Cameron unveiled his privatization plan in Parliament on July 10, where his combined coalition of Tories and Liberal Democrats rules Britain in an uneasy coalition government. The CWU promptly blasted it. But Cameron had been telegraphing his intentions for weeks and the union was already campaigning against privatization.
Privatizing the Royal Mail is just the latest such plan in Britain. The bus system was privatized and the Tories occasionally float ideas about privatizing health care.
Privatizing public services is a common worldwide theme of big business, the right wing and conservative parties and politicians, including Britain's Tories and the U.S. GOP. Privatization is often directed at unionized services, to try to break unions, and to lower workers' living standards.
One difference is that, unlike the U.S. Postal Service, the Royal Mail is profitable. Cameron seized on that to argue the agency would do even better if it's privatized.
The CWU replies privatization would let corporate executives cut jobs and kill universal service - echoes of arguments U.S. postal unions use against the job-cutting service eliminations U.S. Postal Service executives propose. Those execs also hail from the corporate sector. U.S. unions have yet to comment on the British privatization.

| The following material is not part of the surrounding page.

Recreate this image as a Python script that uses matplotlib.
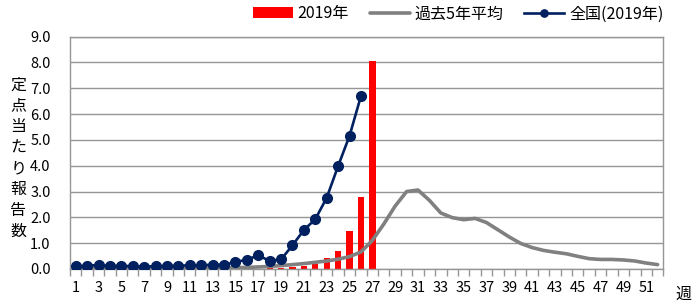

The bus tour repeatedly circumnavigating London is the union's latest attempt to take the cause public, after 96 percent of 110,000 voting union members, in a ballot that CWU sponsored, rejected the Tories' Royal Mail privatization plan.
"No-one has yet asked postal workers what they think about privatization," said CWU General Secretary Billy Hayes, the union's top officer. "The workforce does not support the government or Royal Mail on selling the company. This company is flourishing in public ownership as the recent doubling of profits proves. It's becoming less clear what this policy is about. Why privatize this profitable company?
"This is a strong message to take forward action in each area to improve the working lives of postal workers and protect the services and jobs which customers and communities value," Hayes said. "Royal Mail is not a financial basket case and they know privatization is only benefitting vested interests," said his deputy, Dave Ward.